# Aim of the task
Locate all lines with the word "drawn". Copy them.

# Given records
------------------------

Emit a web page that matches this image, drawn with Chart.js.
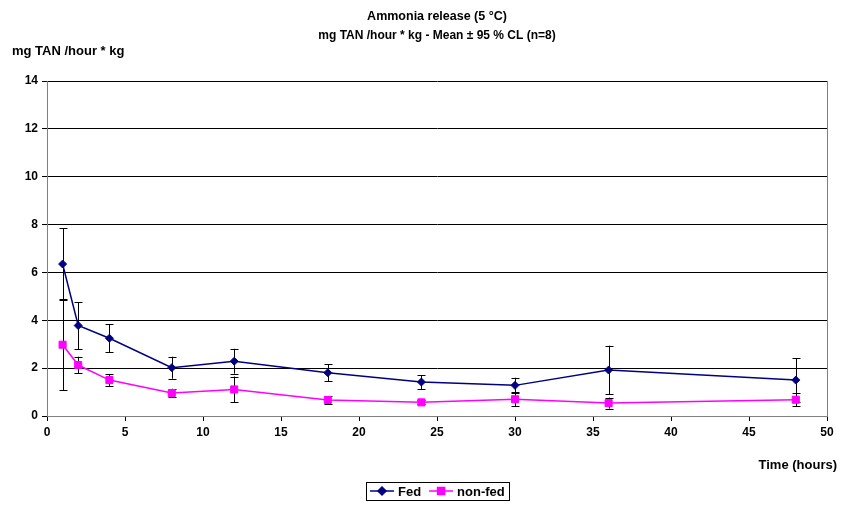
<!DOCTYPE html>
<html>
<head>
    <title>Ammonia release</title>
    <script src="https://cdn.jsdelivr.net/npm/chart.js"></script>
    <style>
        html, body { margin: 0; padding: 0; background: #fff; }
        #chart-container { width: 845px; height: 506px; }
    </style>
</head>
<body>
    <div id="chart-container">
        <canvas id="chart" width="845" height="506"></canvas>
    </div>

    <script>
        // data
        const hours = [1, 2, 4, 8, 12, 18, 24, 30, 36, 48];
        const fed = [6.35, 3.78, 3.25, 2.02, 2.29, 1.81, 1.42, 1.28, 1.92, 1.50];
        const fedCI = [1.50, 0.98, 0.58, 0.46, 0.52, 0.35, 0.29, 0.32, 1.02, 0.92];
        const nonFed = [2.98, 2.13, 1.50, 0.96, 1.11, 0.67, 0.57, 0.70, 0.54, 0.68];
        const nonFedCI = [1.90, 0.35, 0.24, 0.18, 0.54, 0.17, 0.08, 0.30, 0.23, 0.27];

        const titleLines = ['Ammonia release (5 °C)', 'mg TAN /hour * kg - Mean ± 95 % CL (n=8)'];
        const yLabel = 'mg TAN /hour * kg';
        const xLabel = 'Time (hours)';
        const seriesNames = ['Fed', 'non-fed'];

        const FONT = '"Liberation Sans", Arial, sans-serif';

        // error bars drawn from each dataset's ci array
        const errorBars = {
            id: 'errorBars',
            beforeDatasetsDraw(chart) {
                const ctx = chart.ctx;
                const xs = chart.scales.x, ys = chart.scales.y;
                ctx.save();
                ctx.strokeStyle = '#000';
                ctx.lineWidth = 1;
                chart.data.datasets.forEach(ds => {
                    ds.data.forEach((p, i) => {
                        const e = ds.ci[i];
                        const x = Math.round(xs.getPixelForValue(p.x)) + 0.5;
                        const yTop = ys.getPixelForValue(p.y + e);
                        const yBot = ys.getPixelForValue(Math.max(0, p.y - e));
                        ctx.beginPath();
                        ctx.moveTo(x, yTop);
                        ctx.lineTo(x, yBot);
                        ctx.moveTo(x - 4, Math.round(yTop) + 0.5);
                        ctx.lineTo(x + 4, Math.round(yTop) + 0.5);
                        ctx.moveTo(x - 4, Math.round(yBot) + 0.5);
                        ctx.lineTo(x + 4, Math.round(yBot) + 0.5);
                        ctx.stroke();
                    });
                });
                ctx.restore();
            }
        };

        // right border of the plot area
        const plotBorder = {
            id: 'plotBorder',
            beforeDatasetsDraw(chart) {
                const { ctx, chartArea: a } = chart;
                ctx.save();
                ctx.strokeStyle = '#808080';
                ctx.lineWidth = 1;
                ctx.beginPath();
                ctx.moveTo(Math.round(a.right) + 0.5, a.top);
                ctx.lineTo(Math.round(a.right) + 0.5, a.bottom);
                ctx.stroke();
                ctx.restore();
            }
        };

        // titles, axis labels and the boxed legend
        const texts = {
            id: 'texts',
            afterDraw(chart) {
                const { ctx, chartArea: a } = chart;
                const cx = (a.left + a.right) / 2;
                ctx.save();
                ctx.fillStyle = '#000';
                ctx.textBaseline = 'middle';
                ctx.font = 'bold 12.5px ' + FONT;
                ctx.textAlign = 'center';
                ctx.fillText(titleLines[0], cx, 17);
                ctx.font = 'bold 12px ' + FONT;
                ctx.fillText(titleLines[1], cx, 36);
                ctx.font = 'bold 13px ' + FONT;
                ctx.textAlign = 'left';
                ctx.fillText(yLabel, 12, 51);
                ctx.textAlign = 'right';
                ctx.fillText(xLabel, a.right + 10, 465);

                // legend
                ctx.font = 'bold 13px ' + FONT;
                const items = chart.data.datasets.map(ds => ({ ds, w: ctx.measureText(ds.label).width }));
                const seg = 24, gap = 4, pad = 4, spacing = 8;
                let total = pad * 2;
                items.forEach((it, i) => { total += seg + gap + it.w + (i ? spacing : 0); });
                let x = Math.round(cx - total / 2);
                const top = 482, h = 18, my = top + h / 2;
                ctx.strokeStyle = '#000';
                ctx.lineWidth = 1;
                ctx.strokeRect(x + 0.5, top + 0.5, Math.round(total), h);
                x += pad;
                ctx.textAlign = 'left';
                items.forEach((it, i) => {
                    if (i) x += spacing;
                    const ds = it.ds;
                    ctx.strokeStyle = ds.borderColor;
                    ctx.lineWidth = 1.5;
                    ctx.beginPath();
                    ctx.moveTo(x, my);
                    ctx.lineTo(x + seg, my);
                    ctx.stroke();
                    Chart.helpers.drawPoint(ctx, {
                        pointStyle: ds.pointStyle,
                        radius: ds.pointRadius,
                        borderWidth: 1
                    }, x + seg / 2, my);
                    ctx.fillStyle = ds.pointBackgroundColor;
                    ctx.strokeStyle = ds.pointBorderColor;
                    ctx.fill();
                    ctx.fillStyle = '#000';
                    ctx.fillText(ds.label, x + seg + gap, my + 1);
                    x += seg + gap + it.w;
                });
                ctx.restore();
            }
        };

        const ctx = document.getElementById('chart').getContext('2d');
        const chart = new Chart(ctx, {
            type: 'line',
            data: {
                datasets: [
                    {
                        label: seriesNames[0],
                        data: hours.map((h, i) => ({ x: h, y: fed[i] })),
                        ci: fedCI,
                        borderColor: '#000080',
                        backgroundColor: '#000080',
                        pointBackgroundColor: '#000080',
                        pointBorderColor: '#000080',
                        pointStyle: 'rectRot',
                        pointRadius: 4,
                        pointBorderWidth: 1,
                        borderWidth: 1.5,
                        tension: 0
                    },
                    {
                        label: seriesNames[1],
                        data: hours.map((h, i) => ({ x: h, y: nonFed[i] })),
                        ci: nonFedCI,
                        borderColor: '#FF00FF',
                        backgroundColor: '#FF00FF',
                        pointBackgroundColor: '#FF00FF',
                        pointBorderColor: '#FF00FF',
                        pointStyle: 'rect',
                        pointRadius: 5,
                        pointBorderWidth: 1,
                        borderWidth: 1.5,
                        tension: 0
                    }
                ]
            },
            options: {
                responsive: false,
                animation: false,
                layout: { padding: { left: 0, right: 18, top: 81, bottom: 60 } },
                plugins: {
                    legend: { display: false },
                    title: { display: false },
                    tooltip: { enabled: false }
                },
                scales: {
                    x: {
                        type: 'linear',
                        min: 0,
                        max: 50,
                        afterFit: s => { s.height = 30; },
                        ticks: {
                            stepSize: 5,
                            color: '#000',
                            padding: 4,
                            maxRotation: 0,
                            font: { family: FONT, size: 12, weight: 'bold' }
                        },
                        grid: {
                            drawOnChartArea: false,
                            drawTicks: true,
                            tickLength: 5,
                            color: '#000'
                        },
                        border: { color: '#808080', width: 1 }
                    },
                    y: {
                        type: 'linear',
                        min: 0,
                        max: 14,
                        afterFit: s => { s.width = 47; },
                        ticks: {
                            stepSize: 2,
                            color: '#000',
                            padding: 4,
                            font: { family: FONT, size: 12, weight: 'bold' }
                        },
                        grid: {
                            color: '#000',
                            lineWidth: 1,
                            tickLength: 5
                        },
                        border: { color: '#808080', width: 1 }
                    }
                }
            },
            plugins: [plotBorder, errorBars, texts]
        });
    </script>
</body>
</html>
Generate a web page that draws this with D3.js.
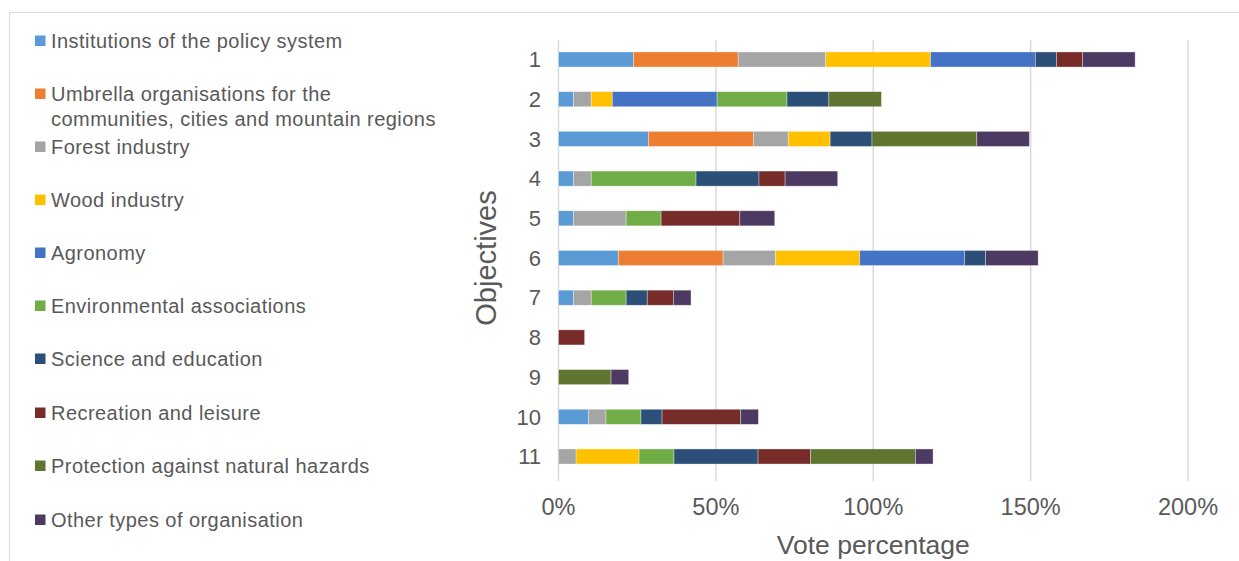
<!DOCTYPE html>
<html>
<head>
<meta charset="utf-8">
<script src="https://cdn.jsdelivr.net/npm/d3@7"></script>
<style>
  html, body { margin: 0; padding: 0; background: #fff; }
  svg { display: block; }
</style>
</head>
<body>
<svg id="chart" width="1239" height="561"></svg>
<script>
// ---- data ----
const objectives = ["1","2","3","4","5","6","7","8","9","10","11"];
const seriesNames = [
  "Institutions of the policy system",
  "Umbrella organisations for the communities, cities and mountain regions",
  "Forest industry",
  "Wood industry",
  "Agronomy",
  "Environmental associations",
  "Science and education",
  "Recreation and leisure",
  "Protection against natural hazards",
  "Other types of organisation"
];
const seriesColors = ["#5B9BD5","#ED7D31","#A5A5A5","#FFC000","#4472C4","#70AD47","#2C4F78","#772C2A","#5F7530","#4D3A62"];
// values in % per objective (rows) for each series (columns, same order as seriesNames)
const institutions  = [23.8, 4.8, 28.6, 4.8, 4.8, 19.0, 4.8, 0, 0, 9.5, 0];
const umbrella      = [33.3, 0, 33.3, 0, 0, 33.3, 0, 0, 0, 0, 0];
const forest        = [27.8, 5.6, 11.1, 5.6, 16.7, 16.7, 5.6, 0, 0, 5.6, 5.6];
const wood          = [33.3, 6.7, 13.3, 0, 0, 26.7, 0, 0, 0, 0, 20.0];
const agronomy      = [33.3, 33.3, 0, 0, 0, 33.3, 0, 0, 0, 0, 0];
const environmental = [0, 22.2, 0, 33.3, 11.1, 0, 11.1, 0, 0, 11.1, 11.1];
const science       = [6.7, 13.3, 13.3, 20.0, 0, 6.7, 6.7, 0, 0, 6.7, 26.7];
const recreation    = [8.3, 0, 0, 8.3, 25.0, 0, 8.3, 8.3, 0, 25.0, 16.7];
const protection    = [0, 16.7, 33.3, 0, 0, 0, 0, 0, 16.7, 0, 33.3];
const other         = [16.7, 0, 16.7, 16.7, 11.1, 16.7, 5.6, 0, 5.6, 5.6, 5.6];
const xTicks = [0, 50, 100, 150, 200];
const xTickLabels = ["0%", "50%", "100%", "150%", "200%"];

const seriesValues = [institutions, umbrella, forest, wood, agronomy, environmental, science, recreation, protection, other];

// ---- layout ----
const svg = d3.select("#chart");
const textColor = "#595959";
const tickFont = "'Liberation Sans Narrow', 'Arial Narrow', 'Liberation Sans', Arial, sans-serif";
const legendFont = "'Liberation Sans', Arial, sans-serif";

// frame
svg.append("path")
  .attr("d", "M9.5,561 V12.5 H1239")
  .attr("fill", "none").attr("stroke", "#D9D9D9").attr("stroke-width", 1);

const plot = { left: 558.5, right: 1188, top: 39.65, bottom: 476.35 };

const x = d3.scaleLinear().domain([0, 200]).range([plot.left, plot.right]);
const y = d3.scaleBand().domain(objectives).range([plot.top, plot.bottom]).paddingInner(0.62).paddingOuter(0.31);

// gridlines
svg.append("g").selectAll("line").data(xTicks).join("line")
  .attr("x1", d => x(d)).attr("x2", d => x(d))
  .attr("y1", 40).attr("y2", 481)
  .attr("stroke", "#D9D9D9").attr("stroke-width", 1.5);

// stacked data
const table = objectives.map((o, i) => {
  const row = { objective: o };
  seriesNames.forEach((s, j) => row[s] = seriesValues[j][i]);
  return row;
});
const stack = d3.stack().keys(seriesNames)(table);

const color = d3.scaleOrdinal().domain(seriesNames).range(seriesColors);

svg.append("g").selectAll("g").data(stack).join("g")
  .attr("fill", d => color(d.key))
  .selectAll("rect").data(d => d.filter(p => p[1] - p[0] > 0)).join("rect")
  .attr("x", d => x(d[0]))
  .attr("width", d => x(d[1]) - x(d[0]))
  .attr("y", d => y(d.data.objective))
  .attr("height", y.bandwidth())
  .attr("stroke", "rgba(255,255,255,0.45)")
  .attr("stroke-width", 0.75);

// y axis labels
svg.append("g").selectAll("text").data(objectives).join("text")
  .attr("x", 541).attr("y", d => y(d) + y.bandwidth() / 2)
  .attr("dy", "0.35em").attr("text-anchor", "end")
  .attr("font-family", legendFont)
  .attr("font-size", 22).attr("fill", textColor)
  .text(d => d);

// x axis labels
svg.append("g").selectAll("text").data(xTicks).join("text")
  .attr("x", d => x(d)).attr("y", 515)
  .attr("text-anchor", "middle")
  .attr("font-family", tickFont)
  .attr("font-size", 23.5).attr("fill", textColor)
  .text((d, i) => xTickLabels[i]);

// axis titles
svg.append("text")
  .attr("x", (plot.left + plot.right) / 2).attr("y", 554)
  .attr("text-anchor", "middle")
  .attr("font-family", tickFont)
  .attr("font-size", 26.5).attr("fill", textColor)
  .text("Vote percentage");

svg.append("text")
  .attr("transform", `translate(496, 258) rotate(-90)`)
  .attr("text-anchor", "middle")
  .attr("font-family", tickFont)
  .attr("font-size", 29).attr("fill", textColor)
  .text("Objectives");

// legend
const legendLines = [
  ["Institutions of the policy system"],
  ["Umbrella organisations for the", "communities, cities and mountain regions"],
  ["Forest industry"],
  ["Wood industry"],
  ["Agronomy"],
  ["Environmental associations"],
  ["Science and education"],
  ["Recreation and leisure"],
  ["Protection against natural hazards"],
  ["Other types of organisation"]
];
const legendY = [41, 94, 147, 200, 253, 306, 359, 413, 466, 520];
const lg = svg.append("g").selectAll("g").data(seriesNames).join("g")
  .attr("transform", (d, i) => `translate(0, ${legendY[i]})`);
lg.append("rect")
  .attr("x", 35).attr("y", -5.5).attr("width", 10.5).attr("height", 10.5)
  .attr("fill", d => color(d));
lg.append("text")
  .attr("x", 51).attr("y", 0)
  .attr("font-family", legendFont)
  .attr("font-size", 20).attr("letter-spacing", 0.45).attr("fill", textColor)
  .selectAll("tspan").data((d, i) => legendLines[i]).join("tspan")
  .attr("x", 51).attr("dy", (d, i) => i === 0 ? "0.35em" : "25px")
  .text(d => d);
</script>
</body>
</html>
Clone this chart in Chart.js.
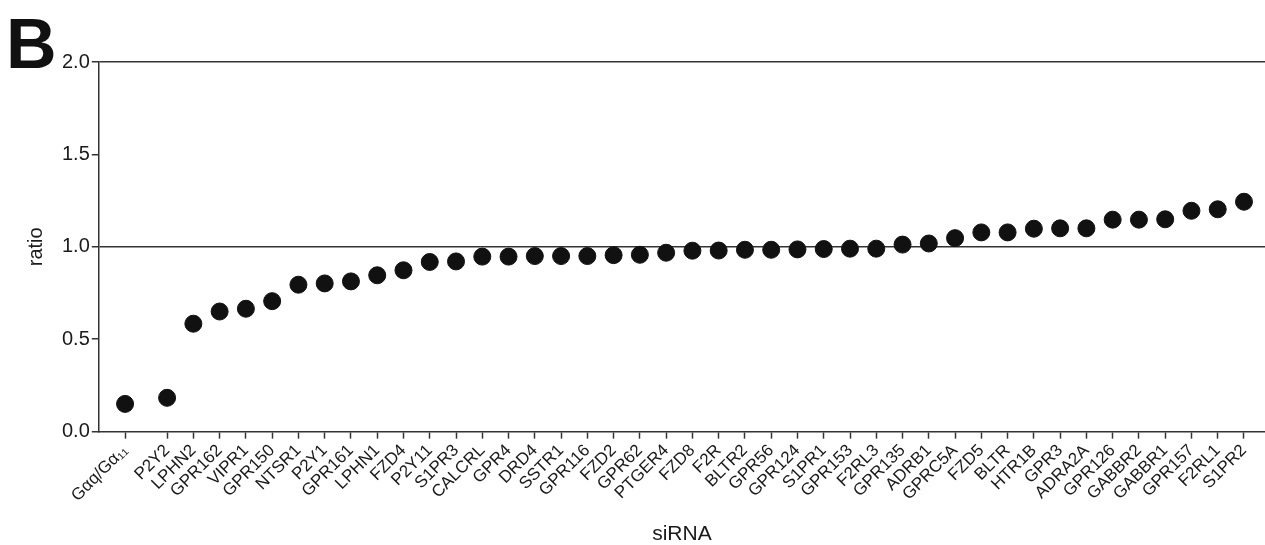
<!DOCTYPE html>
<html>
<head>
<meta charset="utf-8">
<script src="https://cdn.jsdelivr.net/npm/chart.js@4"></script>
<style>
  html, body { margin: 0; padding: 0; background: #fff; }
  #wrap { width: 1265px; height: 545px; position: relative; }
</style>
</head>
<body>
<div id="wrap"><canvas id="ratio-chart"></canvas></div>
<script>
// siRNA names, in plot order
const sirnas = [
  'Gαq/Gα₁₁', 'P2Y2', 'LPHN2', 'GPR162', 'VIPR1', 'GPR150', 'NTSR1', 'P2Y1',
  'GPR161', 'LPHN1', 'FZD4', 'P2Y11', 'S1PR3', 'CALCRL', 'GPR4', 'DRD4',
  'SSTR1', 'GPR116', 'FZD2', 'GPR62', 'PTGER4', 'FZD8', 'F2R', 'BLTR2',
  'GPR56', 'GPR124', 'S1PR1', 'GPR153', 'F2RL3', 'GPR135', 'ADRB1', 'GPRC5A',
  'FZD5', 'BLTR', 'HTR1B', 'GPR3', 'ADRA2A', 'GPR126', 'GABBR2', 'GABBR1',
  'GPR157', 'F2RL1', 'S1PR2'
];

// ratio per siRNA
const ratios = [
  0.15, 0.183, 0.584, 0.65, 0.665, 0.706, 0.795, 0.802,
  0.813, 0.846, 0.873, 0.918, 0.921, 0.947, 0.947, 0.95,
  0.95, 0.95, 0.955, 0.957, 0.968, 0.979, 0.98, 0.984,
  0.984, 0.986, 0.988, 0.99, 0.99, 1.012, 1.018, 1.047,
  1.078, 1.078, 1.098, 1.1, 1.1, 1.147, 1.147, 1.149,
  1.195, 1.203, 1.244
];

const yTicks = [0, 0.5, 1.0, 1.5, 2.0];
const refLines = [1.0, 2.0];

// the control sits a bit apart from the screened receptors
const controlGap = 0.6;
const xPos = sirnas.map((_, i) => (i === 0 ? 0 : i + controlGap));

const FONT = 'Liberation Sans, Arial, sans-serif';
const INK = '#1a1a1a';

const panelLetter = {
  id: 'panelLetter',
  afterDraw(chart) {
    const c = chart.ctx;
    c.save();
    c.fillStyle = '#111';
    c.font = 'bold 70px ' + FONT;
    c.textBaseline = 'alphabetic';
    c.fillText('B', 6, 68);
    c.restore();
  }
};

new Chart(document.getElementById('ratio-chart'), {
  type: 'scatter',
  data: {
    datasets: [{
      data: sirnas.map((_, i) => ({ x: xPos[i], y: ratios[i] })),
      backgroundColor: '#111',
      borderColor: '#111',
      pointRadius: 8.5,
      pointHoverRadius: 8.5
    }]
  },
  options: {
    responsive: true,
    maintainAspectRatio: false,
    animation: false,
    // axis lines run to the right edge like the original figure
    layout: { autoPadding: false, padding: { top: 62, right: 0, left: 20, bottom: -2 } },
    plugins: { legend: { display: false }, tooltip: { enabled: false } },
    scales: {
      x: {
        type: 'linear',
        min: -1,
        max: 43.4,
        afterBuildTicks: axis => { axis.ticks = xPos.map(v => ({ value: v })); },
        afterFit: axis => { axis.paddingRight = 0; },
        ticks: {
          autoSkip: false,
          minRotation: 45,
          maxRotation: 45,
          padding: 2,
          color: INK,
          font: { family: FONT, size: 17 },
          callback: v => sirnas[xPos.indexOf(v)]
        },
        grid: { drawOnChartArea: false, tickLength: 7, tickColor: '#333', tickWidth: 1.5 },
        border: { color: '#333', width: 1.5 },
        title: { display: true, text: 'siRNA', color: INK, font: { family: FONT, size: 21 }, padding: { top: 14, bottom: 0 } }
      },
      y: {
        min: 0,
        max: 2,
        afterBuildTicks: axis => { axis.ticks = yTicks.map(v => ({ value: v })); },
        ticks: {
          color: INK,
          padding: 2,
          font: { family: FONT, size: 20 },
          callback: v => v.toFixed(1)
        },
        grid: {
          tickLength: 7,
          tickColor: '#333',
          tickWidth: 1.5,
          lineWidth: 1.5,
          color: ctx => (refLines.includes(ctx.tick && ctx.tick.value) ? '#333' : 'rgba(0,0,0,0)')
        },
        border: { color: '#333', width: 1.5 },
        title: { display: true, text: 'ratio', color: INK, font: { family: FONT, size: 20 }, padding: { bottom: 12 } }
      }
    }
  },
  plugins: [panelLetter]
});
</script>
</body>
</html>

------------------------

# Written solution
Emit a web page that matches this image, drawn with Chart.js.
        // error bars drawn from each dataset's ci array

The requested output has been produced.